You've got to hear it for yourself, all of it. I haven't been able to take it out of heavy rotation for a month, and I don't foresee it falling out of favor any time soon. And dammit, that's what I needed—an album that would be the soundtrack to my life for a while. I don't feel young again, but feelin' old don't feel so bad, neither.
A fantastic post, sent to me by a friend and one I really needed to read given my current crisis on approaching thirty (yes, thirty - oh, the humanity!).
I reckon we're going to be friends, not least because I have the title of the song you named your blog after tattooed on my right shoulder.
(Here's my take on the album, in case you were interested.)
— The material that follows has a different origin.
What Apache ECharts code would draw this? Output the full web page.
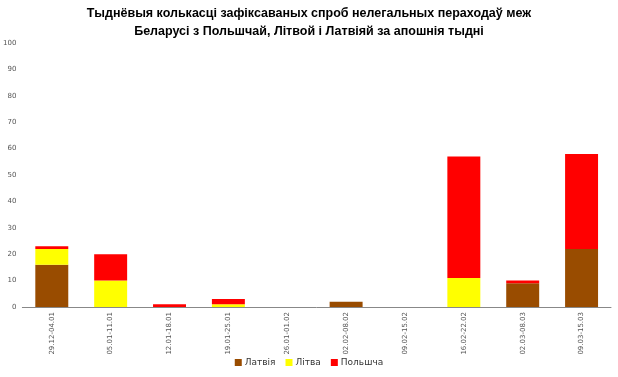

Posted by: Lastyearsgirl_ | July 12, 2011 at 08:37 AM
Love your take on the album, too, and will be checking out your blog regularly.
Posted by: Eric Schumacher-Rasmussen | July 12, 2011 at 12:35 PM
Your thoughts really resonated with me, and I'm 51! FT reminds me of why I fell for Springsteen in '75, and then The Clash in '77, someone had to pick up Joe Strummer's torch. The Hold Steady, Frank Turner, and The Bottle Rockets keep me young.
Peter
Posted by: Peter | July 12, 2011 at 03:32 PM
Glad to hear it, Peter. I fell hard for all of those artists, too, a little later than you did ('80 for Bruce, '81 for the Clash), yeah, I really do feel like Frank Turner is carrying Strummer's torch. I forgot to include Strummer and the Mescaleros' "Global a Go Go" in my list, but it's definitely there. Alejandro Escovedo's "Real Animal," too.
Posted by: Eric Schumacher-Rasmussen | July 12, 2011 at 03:45 PM
Thank goodness for Spotify, because after this review I need to hear this album right away. Great writing. More reviews, please!